[Figure scripts]

=======

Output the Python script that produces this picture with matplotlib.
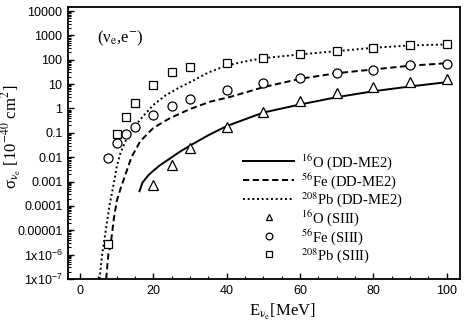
import matplotlib
matplotlib.use("Agg")
import matplotlib.pyplot as plt
from matplotlib.ticker import MultipleLocator, LogLocator, FixedLocator, FixedFormatter, NullFormatter

# ---- data ----
# DD-ME2 curves
o16_x = [16.2, 17.0, 18.6, 20.0, 21.8, 24.5, 27.0, 30.0, 35.0, 40.0, 45.0, 50.0, 60.0, 70.0, 80.0, 90.0, 100.0]
o16_y = [4e-4, 9e-4, 0.0018, 0.0028, 0.0047, 0.0088, 0.016, 0.03, 0.08, 0.19, 0.36, 0.68, 1.46, 2.9, 5.1, 8.0, 12.0]

fe56_x = [7.1, 7.7, 8.4, 9.2, 10.0, 11.0, 12.3, 14.0, 16.4, 20.0, 24.5, 30.0, 35.5, 41.0, 50.0, 60.0, 70.0, 80.0, 90.0, 100.0]
fe56_y = [1e-7, 1e-6, 3e-6, 3e-5, 1.6e-4, 5e-4, 0.0018, 0.01, 0.045, 0.16, 0.4, 0.95, 1.9, 3.0, 7.5, 16.5, 28.0, 40.0, 57.0, 72.0]

pb208_x = [5.3, 6.0, 7.0, 8.0, 9.0, 10.0, 11.0, 12.5, 14.5, 17.0, 20.0, 23.0, 26.5, 30.0, 35.0, 40.0, 45.0, 50.0, 60.0, 70.0, 80.0, 90.0, 100.0]
pb208_y = [1e-7, 1e-6, 1e-5, 1e-4, 6e-4, 0.004, 0.015, 0.05, 0.15, 0.45, 1.4, 3.2, 6.5, 12.0, 30.0, 58.0, 85.0, 116.0, 165.0, 225.0, 310.0, 385.0, 425.0]

# SIII points
o16_s_x = [20, 25, 30, 40, 50, 60, 70, 80, 90, 100]
o16_s_y = [7.2e-4, 0.005, 0.024, 0.18, 0.75, 2.0, 4.2, 7.5, 12.0, 16.5]

fe56_s_x = [7.5, 10, 12.5, 15, 20, 25, 30, 40, 50, 60, 70, 80, 90, 100]
fe56_s_y = [0.0097, 0.039, 0.09, 0.18, 0.55, 1.29, 2.5, 5.8, 11.0, 17.5, 28.0, 39.0, 58.0, 70.0]

pb208_s_x = [7.5, 10, 12.5, 15, 20, 25, 30, 40, 50, 60, 70, 80, 90, 100]
pb208_s_y = [2.7e-6, 0.088, 0.46, 1.7, 9.2, 30.0, 50.0, 74.0, 118.0, 170.0, 230.0, 300.0, 385.0, 440.0]

ytick_vals = [1e-7, 1e-6, 1e-5, 1e-4, 1e-3, 1e-2, 1e-1, 1, 10, 100, 1000, 10000]
ytick_labels = [r'$\mathregular{1x10^{-7}}$', r'$\mathregular{1x10^{-6}}$', '0.00001', '0.0001',
                '0.001', '0.01', '0.1', '1', '10', '100', '1000', '10000']
xtick_vals = [0, 20, 40, 60, 80, 100]

serif = 'Liberation Serif'
sans = 'Liberation Sans'
plt.rcParams['mathtext.fontset'] = 'stix'

fig = plt.figure(figsize=(4.72, 3.34), dpi=100)
ax = fig.add_axes([68/472, 1-279/334, (460-68)/472, (279-7)/334])

lw = 1.4
ax.plot(o16_x, o16_y, color='black', lw=lw, ls='-', label=r'$^{16}$O (DD-ME2)')
ax.plot(fe56_x, fe56_y, color='black', lw=lw, ls=(0, (3.2, 1.8)), label=r'$^{56}$Fe (DD-ME2)')
ax.plot(pb208_x, pb208_y, color='black', lw=lw, ls=(0, (1.0, 1.4)), label=r'$^{208}$Pb (DD-ME2)')

mk = dict(ls='none', mfc='white', mec='black', mew=0.9)
ax.plot(o16_s_x, o16_s_y, marker='^', ms=6.5, label=r'$^{16}$O (SIII)', **mk)
ax.plot(fe56_s_x, fe56_s_y, marker='o', ms=6.5, label=r'$^{56}$Fe (SIII)', **mk)
ax.plot(pb208_s_x, pb208_s_y, marker='s', ms=6.0, label=r'$^{208}$Pb (SIII)', **mk)

ax.set_yscale('log')
ax.set_xlim(-3.3, 103.6)
ax.set_ylim(1e-7, 1.46e4)

ax.yaxis.set_major_locator(FixedLocator(ytick_vals))
ax.yaxis.set_major_formatter(FixedFormatter(ytick_labels))
ax.yaxis.set_minor_locator(LogLocator(base=10, subs=range(2, 10), numticks=30))
ax.yaxis.set_minor_formatter(NullFormatter())
ax.xaxis.set_major_locator(FixedLocator(xtick_vals))
ax.xaxis.set_minor_locator(MultipleLocator(5))

ax.tick_params(which='both', direction='in', top=False, right=False, labelsize=9)
ax.tick_params(which='major', length=4, width=1.0, pad=4)
ax.tick_params(which='minor', length=2.5, width=0.8)
for lab in ax.get_xticklabels() + ax.get_yticklabels():
    lab.set_fontfamily(sans)
for sp in ax.spines.values():
    sp.set_linewidth(1.3)

ax.set_xlabel(r'E$_{\mathrm{ν_e}}$[MeV]', fontfamily=serif, fontsize=12)
ax.xaxis.set_label_coords((282-68)/392, -0.085)
ax.set_ylabel(r'σ$_{\mathrm{ν_e}}$ [10$^{-40}$ cm$^{2}$]', fontfamily=serif, fontsize=12)
ax.yaxis.set_label_coords(-0.112, (279-137)/272)

ax.text(0.074, 0.886, r'(ν$_{\mathrm{e}}$,e$^{-}$)', transform=ax.transAxes, fontfamily=serif,
        fontsize=12, ha='left', va='center')

leg = ax.legend(loc='upper left', bbox_to_anchor=((243-68)/392, (279-152)/272), frameon=False,
                prop={'family': serif, 'size': 10.5}, handlelength=3.5, handletextpad=0.5,
                labelspacing=-0.06, borderpad=0, borderaxespad=0, markerscale=0.75)

fig.savefig('out.png', dpi=100)
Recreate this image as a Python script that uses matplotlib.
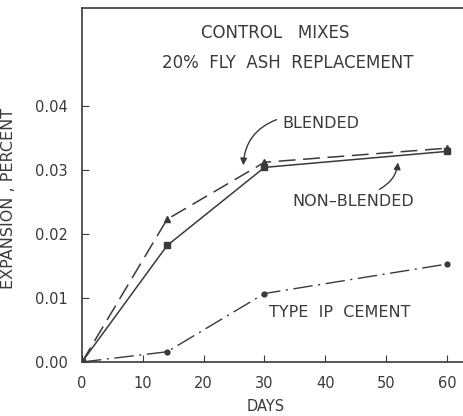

=======

▶ INSTRUCTION
Begin at the first line of the material and copy each line exactly through the one containing "from matplotlib.ticker import". Omit pictures.

▶ TASK SOLUTION
Output the Python script that produces this picture with matplotlib.
import matplotlib
matplotlib.use("Agg")
import matplotlib.pyplot as plt
from matplotlib.ticker import MultipleLocator, LogLocator, FixedLocator, FixedFormatter, NullFormatter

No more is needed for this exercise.